We cut to a small aircraft in flight over the Rockies. The sun flickers against the windows.
So obsessive was the hunt for clues as The Return aired that some people went as far as to try and find a musical code in the flickering reflections of the sun on these windows. As much as David Lynch and Mark Frost enjoy planting Easter eggs for the fans to root out, this seems a little extreme, even for them.
Like a “CUT TO…” punchline the scene change reveals that Diane (Laura Dern) did agree to the request made of her by FBI agents Gordon Cole (David Lynch) and Albert Rosenfield (Miguel Ferrer) after all. Inside the plane Gordon watches as Albert hands Diane some drinks. Diane is sat up front near the cockpit, some way away from Gordon, likely deliberately to maintain her standoffish nature.
“Judge not, lest you be judged,” Albert says as he hands Diane the mini bottle of vodka, softening to add, “Just the fact that you’re hear speaks louder than words.” Diane responds with another acerbic, “Fuck you, Albert” and downs the vodka. Albert smiles and joins Gordon. Agent Tammy Preston (Chrysta Bell) appears with a laptop and joins them also.
Tammy shows them a comparison of Cooper’s fingerprints from when he was an agent in the FBI to the ones taken when Mr. C was remanded to federal lock-up. The prints are a match except for on his ring ringer, where the pattern is reversed. Albert suspects that this is the work of “some Cro-Magnon” at the prison trying to make one set look like the other by flipping it in the computer, but Gordon seems to think otherwise.
That it is the ring finger is interesting, considering the preoccupation with rings in Twin Peaks, particularly the Owl Cave Ring, which is used to transport beings between dimensions. Could it be that wearing the ring changes the pattern of one’s fingerprints?
“Yrev,” Gordon says, elaborating, “The backwards word.”
‘Yrev’ backwards is ‘very’. He might also be alluding to a different spelling; ‘irrev’ as in ‘irreversible’; saying this would suggest he disagrees with Albert; that the image hasn’t been doctored but rather that, in the normal course of things, Cooper’s print would not be able to reverse itself on his finger, but that in this instance the normal order might not apply. This is a Blue Rose case, after all.

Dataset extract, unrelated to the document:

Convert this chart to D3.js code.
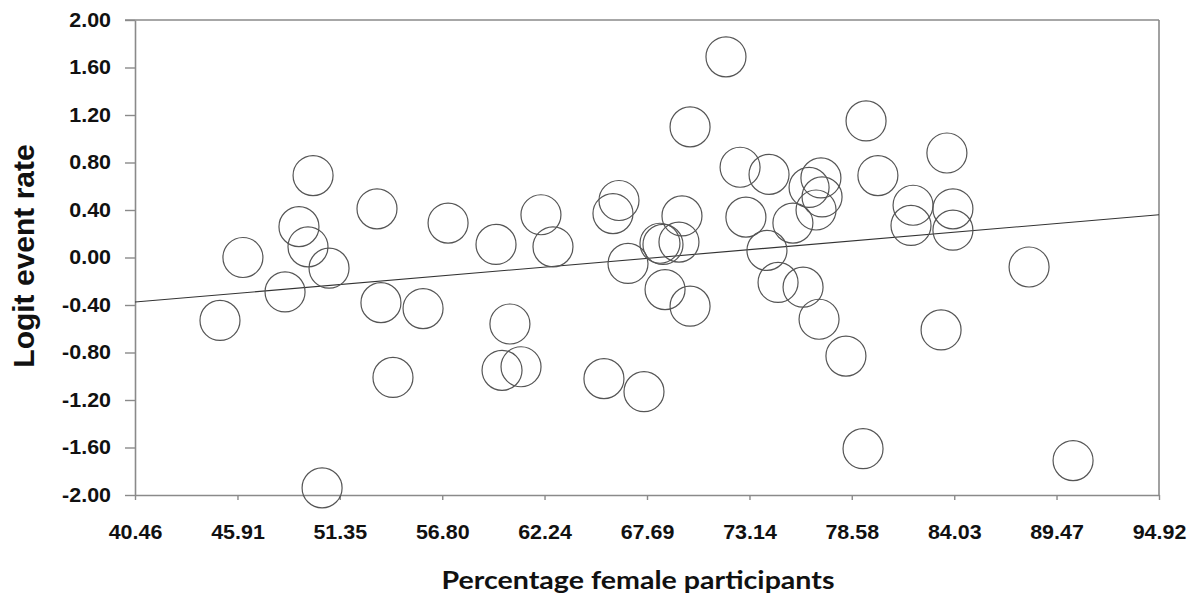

The insinuation is that Gordon believes the print to be legitimate and that this is another sign that the man in prison is not the Cooper that they once knew.
Confused, Tammy asks what this all means and Gordon praises her and asks her to put out her hands, palms down.
Tammy complies. Gordon, as though playing with a child, takes each of Tammy’s fingers in turn and gives them a friendly squeeze. With each finger squeeze he says another word; “I’m very, very happy to see you again old friend.”
Returning his attention to the knuckle of the ring ringer on her right hand – one of the two he used the word “very” on – Gordon tells her, “This is the spiritual mound, the spiritual finger. You think about that, Tammy.” This adds to the argument that Gordon is suggesting something inherently rotten or reversed in Cooper’s spirit. He is into the truth.
Albert shows Tammy a photograph of Mr. C outside of a luxurious beach house. He is in black clothes and a white suit jacket. Albert claims the photo was taken as Cooper’s home outside of Rio in Brazil. There’s a pool and palm trees; it’s an expensive locale. “By the time we checked it out it belonged to some girl from Ipanema.” – a playful reference to the famous lounge classic.
Tammy agrees that it looks like the man they met in prison and Gordon repeats, “A man we met in prison,” delineating this from the man they knew 25 years earlier.
Though she sits apart from them, Diane listens in to all of this.